Pode-se esperar que a reorganização das escolas estaduais desencadeie a ampliação de pequenas unidades privadas que já se espalham nos bairros e para as quais a população se dirige descrente da possibilidade de um serviço público de qualidade. E, como denunciam os nossos colegas da Faculdade de Educação da Unicamp em sua Moção de Repúdio aos atos arbitrários da Secretaria Estadual da Educação, a municipalização tem sido um terreno fértil para os processos de privatização da escola pública, seja com a aquisição dos denominados “sistemas de ensino” de escolas privadas, via o apostilamento, seja para a ampliação das contratações terceirizadas, com as parcerias público-privadas e/ou com os contratos de gestão privada para o ensino público.

No Projeto de Plano Estadual de Educação encaminhado pelo governo, está evidenciada a orientação empresarial na organização da escola.

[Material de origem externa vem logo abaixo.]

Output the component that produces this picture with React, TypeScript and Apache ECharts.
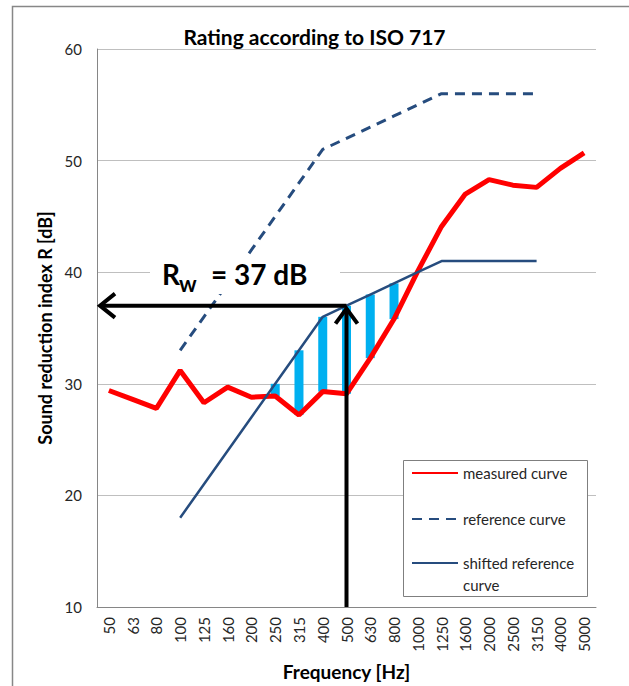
import React, { useEffect, useRef } from 'react';
import * as echarts from 'echarts';

const categories = ['50', '63', '80', '100', '125', '160', '200', '250', '315', '400', '500', '630', '800', '1000', '1250', '1600', '2000', '2500', '3150', '4000', '5000'];
const measured = [29.4, 28.6, 27.8, 31.2, 28.3, 29.7, 28.8, 28.9, 27.2, 29.3, 29.1, 32.3, 35.8, 40.1, 44.1, 47.0, 48.3, 47.8, 47.6, 49.3, 50.7];
const reference: (number | string)[] = ['-', '-', '-', 33, 36, 39, 42, 45, 48, 51, 52, 53, 54, 55, 56, 56, 56, 56, 56, '-', '-'];
const shifted: (number | string)[] = ['-', '-', '-', 18, 21, 24, 27, 30, 33, 36, 37, 38, 39, 40, 41, 41, 41, 41, 41, '-', '-'];
const seriesNames = ['measured curve', 'reference curve', 'shifted reference curve'];
const RATED_FREQ = '500';
const RW = 37;
const Y_MIN = 10;
const Y_MAX = 60;
const Y_STEP = 10;

const FONT = 'Lato, "Open Sans", sans-serif';
const BLUE = '#264C7E';

const hasDev = (i: number) => typeof shifted[i] === 'number' && (shifted[i] as number) > measured[i];
const deviationBase = measured.map((m, i) => (hasDev(i) ? m : '-'));
const deviation = measured.map((m, i) => (hasDev(i) ? +((shifted[i] as number) - m).toFixed(2) : '-'));

const legendBase = {
  left: 411, orient: 'vertical', padding: 0, itemWidth: 46, itemHeight: 14, selectedMode: false,
  itemStyle: { opacity: 0 },
};

export default function App() {
  const ref = useRef<HTMLDivElement>(null);
  useEffect(() => {
    if (!ref.current) return;
    const chart = echarts.init(ref.current, null, { renderer: 'svg' });
    const option: any = {
      animation: false,
      backgroundColor: '#fff',
      title: {
        text: 'Rating according to ISO 717',
        left: 'center',
        top: 26,
        padding: [0, 0, 0, 13],
        textStyle: { fontSize: 21, fontWeight: 'bold', color: '#000', fontFamily: FONT },
      },
      grid: { left: 97, right: 33, top: 49, bottom: 75, containLabel: false },
      legend: [
        {
          ...legendBase, data: [seriesNames[0]], top: 464,
          textStyle: { fontSize: 15, color: '#262626', fontFamily: FONT, lineHeight: 18 },
        },
        {
          ...legendBase, data: [seriesNames[1]], top: 510,
          textStyle: { fontSize: 15, color: '#262626', fontFamily: FONT, lineHeight: 18 },
        },
        {
          ...legendBase, data: [seriesNames[2]], top: 530,
          formatter: () => '\nshifted reference\ncurve',
          textStyle: { fontSize: 15, color: '#262626', fontFamily: FONT, lineHeight: 22 },
        },
      ],
      xAxis: {
        type: 'category',
        data: categories,
        boundaryGap: true,
        axisLine: { lineStyle: { color: '#868686', width: 1 } },
        axisTick: { show: false },
        axisLabel: { rotate: 90, interval: 0, margin: 10, fontSize: 15, color: '#262626', fontFamily: FONT },
        name: 'Frequency [Hz]',
        nameLocation: 'middle',
        nameGap: 55,
        nameTextStyle: { fontWeight: 'bold', fontSize: 19, color: '#000', fontFamily: FONT },
      },
      yAxis: {
        type: 'value',
        min: Y_MIN,
        max: Y_MAX,
        interval: Y_STEP,
        axisLine: { show: true, lineStyle: { color: '#868686', width: 1 } },
        axisTick: { show: false },
        splitLine: { lineStyle: { color: '#BFBFBF', width: 1 } },
        axisLabel: { margin: 15, fontSize: 15, color: '#262626', fontFamily: FONT },
        name: 'Sound reduction index R [dB]',
        nameLocation: 'middle',
        nameGap: 40,
        nameTextStyle: { fontWeight: 'bold', fontSize: 18, color: '#000', fontFamily: FONT },
      },
      series: [
        {
          type: 'bar', stack: 'dev', data: deviationBase, barWidth: 9, silent: true,
          itemStyle: { color: 'transparent' }, z: 1,
        },
        {
          type: 'bar', stack: 'dev', data: deviation, barWidth: 9, silent: true,
          itemStyle: { color: '#00B0F0' }, z: 1,
        },
        {
          name: seriesNames[0], type: 'line', data: measured, symbol: 'none',
          lineStyle: { color: '#FF0000', width: 5 }, itemStyle: { color: '#FF0000' }, z: 3,
        },
        {
          name: seriesNames[1], type: 'line', data: reference, symbol: 'none',
          lineStyle: { color: BLUE, width: 3, type: [10, 7] }, itemStyle: { color: BLUE }, z: 3,
        },
        {
          name: seriesNames[2], type: 'line', data: shifted, symbol: 'none',
          lineStyle: { color: BLUE, width: 2.5 }, itemStyle: { color: BLUE }, z: 3,
        },
      ],
    };
    chart.setOption(option);

    const idx = categories.indexOf(RATED_FREQ);
    const pTop = chart.convertToPixel({ gridIndex: 0 }, [idx, RW]) as number[];
    const pBot = chart.convertToPixel({ gridIndex: 0 }, [idx, Y_MIN]) as number[];
    const p0 = chart.convertToPixel({ gridIndex: 0 }, [0, RW]) as number[];
    const p1 = chart.convertToPixel({ gridIndex: 0 }, [1, RW]) as number[];
    const left = p0[0] - (p1[0] - p0[0]) / 2;
    const y = pTop[1];
    const x = pTop[0];
    const arrowStyle = { stroke: '#000', lineWidth: 4, fill: null, lineJoin: 'miter' };

    chart.setOption({
      graphic: {
        elements: [
          {
            type: 'rect', z: 0, silent: true,
            shape: { x: 12.5, y: 6.5, width: 700, height: 720 },
            style: { fill: null, stroke: '#878787', lineWidth: 1.5 },
          },
          {
            type: 'rect', z: 3, silent: true,
            shape: { x: 403.5, y: 460.5, width: 184, height: 136 },
            style: { fill: '#fff', stroke: '#7f7f7f', lineWidth: 1 },
          },
          {
            type: 'rect', z: 9, silent: true,
            shape: { x: 150, y: 256, width: 190, height: 38 },
            style: { fill: '#fff' },
          },
          {
            type: 'text', z: 10, x: 162, y: 274,
            style: { text: 'R', fontSize: 28, fontWeight: 'bold', fontFamily: FONT, fill: '#000', align: 'left', verticalAlign: 'middle' },
          },
          {
            type: 'text', z: 10, x: 179, y: 283,
            style: { text: 'w', fontSize: 22, fontWeight: 'bold', fontFamily: FONT, fill: '#000', align: 'left', verticalAlign: 'middle' },
          },
          {
            type: 'text', z: 10, x: 211, y: 274,
            style: { text: '= 37 dB', fontSize: 28, fontWeight: 'bold', fontFamily: FONT, fill: '#000', align: 'left', verticalAlign: 'middle' },
          },
          {
            type: 'line', z: 10, silent: true,
            shape: { x1: x, y1: y, x2: left + 3, y2: y },
            style: { stroke: '#000', lineWidth: 4 },
          },
          {
            type: 'polyline', z: 10, silent: true,
            shape: { points: [[left + 18, y - 12], [left + 3, y], [left + 18, y + 12]] },
            style: arrowStyle,
          },
          {
            type: 'line', z: 10, silent: true,
            shape: { x1: x, y1: pBot[1], x2: x, y2: y + 3 },
            style: { stroke: '#000', lineWidth: 4 },
          },
          {
            type: 'polyline', z: 10, silent: true,
            shape: { points: [[x - 11, y + 18], [x, y + 3], [x + 11, y + 18]] },
            style: arrowStyle,
          },
        ],
      },
    });

    return () => chart.dispose();
  }, []);
  return <div ref={ref} style={{ position: 'fixed', left: 0, top: 0, width: 629, height: 686 }} />;
}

A estratégia 6.7 que trata do Ensino em Tempo Integral, afirma: “Estimular, em regime de colaboração, a apropriação dos espaços e equipamentos públicos e privados, articulando ações entre esses e as escolas, de forma a viabilizar a extensão do tempo de permanência do aluno em atividades correlacionadas ao currículo”. Não é descabido, portanto, considerar que as medidas propostas irão fortalecer a configuração de um mercado que poderá se abastecer, em breve, de recursos públicos.

Nas atuais circunstâncias, nós, estudantes, professores e pesquisadores da Faculdade de Educação da USP, manifestamo-nos contrários ao projeto que orienta a reorganização das escolas estaduais e declaramos nosso apoio aos estudantes, pais e professores que, mobilizados nas ruas, defendem a escola pública e questionam o projeto de reorganização, exigindo diálogo com setores do governo.

Nessa direção, e em total acordo com as manifestações das forças políticas – partidos e entidades científicas e sindicais de educadores e estudantes – que contestaram, nas recentes audiências públicas, a proposta de Plano Estadual de Educação apresentada pelo executivo paulista, nos dirigimos à Secretaria da Educação do Estado para reivindicar gestão democrática e transparência administrativa, que sejam apresentadas as informações que subsidiam a proposta de reorganização da rede estadual e as medidas para o estabelecimento imediato do diálogo com a comunidade escolar do estado de São Paulo.

Reiteramos que quaisquer mudanças na organização da educação do Estado só devem ser implementadas após debates amplos e consulta, por meio de audiências públicas, à comunidade escolar e acadêmica especializada.